§ Problem statement
Repeat every line of the data exactly, but not the pictures.

----------

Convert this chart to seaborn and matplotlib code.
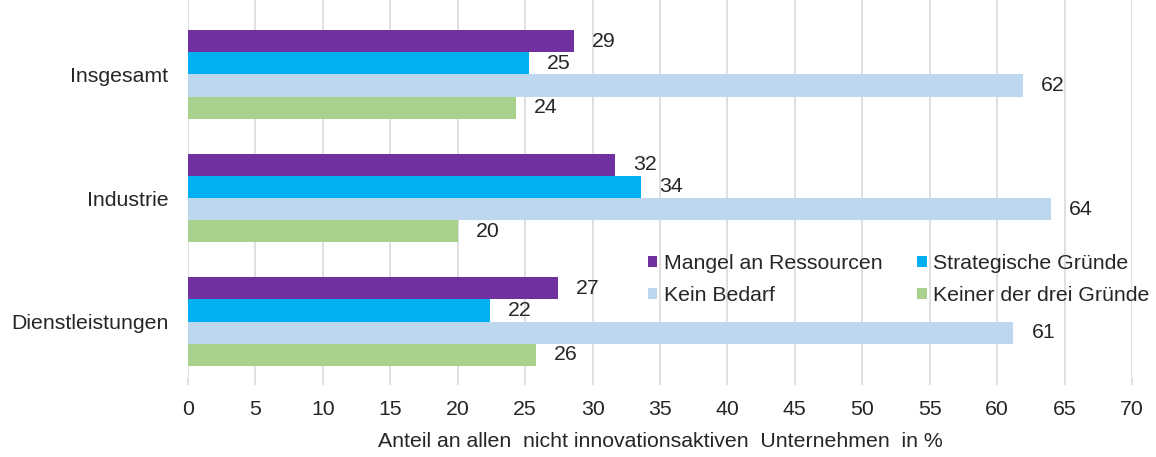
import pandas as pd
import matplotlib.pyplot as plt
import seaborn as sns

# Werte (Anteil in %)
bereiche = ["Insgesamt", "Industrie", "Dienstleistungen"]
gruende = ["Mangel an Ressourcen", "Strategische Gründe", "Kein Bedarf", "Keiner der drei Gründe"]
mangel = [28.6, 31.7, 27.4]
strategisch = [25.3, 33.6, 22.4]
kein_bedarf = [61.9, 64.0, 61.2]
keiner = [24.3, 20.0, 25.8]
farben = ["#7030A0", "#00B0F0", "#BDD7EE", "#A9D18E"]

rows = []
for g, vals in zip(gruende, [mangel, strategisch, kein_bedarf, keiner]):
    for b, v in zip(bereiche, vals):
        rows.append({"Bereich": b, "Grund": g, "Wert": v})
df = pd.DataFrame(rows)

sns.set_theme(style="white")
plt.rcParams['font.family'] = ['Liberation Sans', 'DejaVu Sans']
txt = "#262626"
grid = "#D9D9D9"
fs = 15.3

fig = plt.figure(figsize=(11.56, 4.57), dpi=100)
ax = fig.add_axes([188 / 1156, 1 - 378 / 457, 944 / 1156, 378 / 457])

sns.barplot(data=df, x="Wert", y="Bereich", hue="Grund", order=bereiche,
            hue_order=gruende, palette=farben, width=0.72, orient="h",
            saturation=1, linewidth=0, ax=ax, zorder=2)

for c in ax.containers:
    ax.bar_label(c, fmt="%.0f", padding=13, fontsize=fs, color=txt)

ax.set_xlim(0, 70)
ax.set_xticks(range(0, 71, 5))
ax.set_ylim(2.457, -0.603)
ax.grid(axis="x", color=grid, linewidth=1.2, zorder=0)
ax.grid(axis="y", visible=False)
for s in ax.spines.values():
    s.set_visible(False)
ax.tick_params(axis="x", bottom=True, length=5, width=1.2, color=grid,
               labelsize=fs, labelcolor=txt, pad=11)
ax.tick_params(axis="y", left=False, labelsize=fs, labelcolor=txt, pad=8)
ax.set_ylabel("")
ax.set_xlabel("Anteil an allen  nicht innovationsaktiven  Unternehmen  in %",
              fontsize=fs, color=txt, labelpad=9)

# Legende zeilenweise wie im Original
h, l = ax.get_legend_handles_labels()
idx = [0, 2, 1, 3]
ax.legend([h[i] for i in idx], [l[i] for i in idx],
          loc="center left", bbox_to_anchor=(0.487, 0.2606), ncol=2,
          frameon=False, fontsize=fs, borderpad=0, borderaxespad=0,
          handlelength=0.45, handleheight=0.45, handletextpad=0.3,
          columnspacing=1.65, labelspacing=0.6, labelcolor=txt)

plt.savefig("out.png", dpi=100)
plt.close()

----------

§ Reply to the exercise
Convert this chart to seaborn and matplotlib code.
import pandas as pd
import matplotlib.pyplot as plt
import seaborn as sns

# Werte (Anteil in %)
bereiche = ["Insgesamt", "Industrie", "Dienstleistungen"]
gruende = ["Mangel an Ressourcen", "Strategische Gründe", "Kein Bedarf", "Keiner der drei Gründe"]
mangel = [28.6, 31.7, 27.4]
strategisch = [25.3, 33.6, 22.4]
kein_bedarf = [61.9, 64.0, 61.2]
keiner = [24.3, 20.0, 25.8]
farben = ["#7030A0", "#00B0F0", "#BDD7EE", "#A9D18E"]

rows = []
for g, vals in zip(gruende, [mangel, strategisch, kein_bedarf, keiner]):
    for b, v in zip(bereiche, vals):
        rows.append({"Bereich": b, "Grund": g, "Wert": v})
df = pd.DataFrame(rows)

sns.set_theme(style="white")
plt.rcParams['font.family'] = ['Liberation Sans', 'DejaVu Sans']
txt = "#262626"
grid = "#D9D9D9"
fs = 15.3

fig = plt.figure(figsize=(11.56, 4.57), dpi=100)
ax = fig.add_axes([188 / 1156, 1 - 378 / 457, 944 / 1156, 378 / 457])

sns.barplot(data=df, x="Wert", y="Bereich", hue="Grund", order=bereiche,
            hue_order=gruende, palette=farben, width=0.72, orient="h",
            saturation=1, linewidth=0, ax=ax, zorder=2)

for c in ax.containers:
    ax.bar_label(c, fmt="%.0f", padding=13, fontsize=fs, color=txt)

ax.set_xlim(0, 70)
ax.set_xticks(range(0, 71, 5))
ax.set_ylim(2.457, -0.603)
ax.grid(axis="x", color=grid, linewidth=1.2, zorder=0)
ax.grid(axis="y", visible=False)
for s in ax.spines.values():
    s.set_visible(False)
ax.tick_params(axis="x", bottom=True, length=5, width=1.2, color=grid,
               labelsize=fs, labelcolor=txt, pad=11)
ax.tick_params(axis="y", left=False, labelsize=fs, labelcolor=txt, pad=8)
ax.set_ylabel("")
ax.set_xlabel("Anteil an allen  nicht innovationsaktiven  Unternehmen  in %",
              fontsize=fs, color=txt, labelpad=9)

# Legende zeilenweise wie im Original
h, l = ax.get_legend_handles_labels()
idx = [0, 2, 1, 3]
ax.legend([h[i] for i in idx], [l[i] for i in idx],
          loc="center left", bbox_to_anchor=(0.487, 0.2606), ncol=2,
          frameon=False, fontsize=fs, borderpad=0, borderaxespad=0,
          handlelength=0.45, handleheight=0.45, handletextpad=0.3,
          columnspacing=1.65, labelspacing=0.6, labelcolor=txt)

plt.savefig("out.png", dpi=100)
plt.close()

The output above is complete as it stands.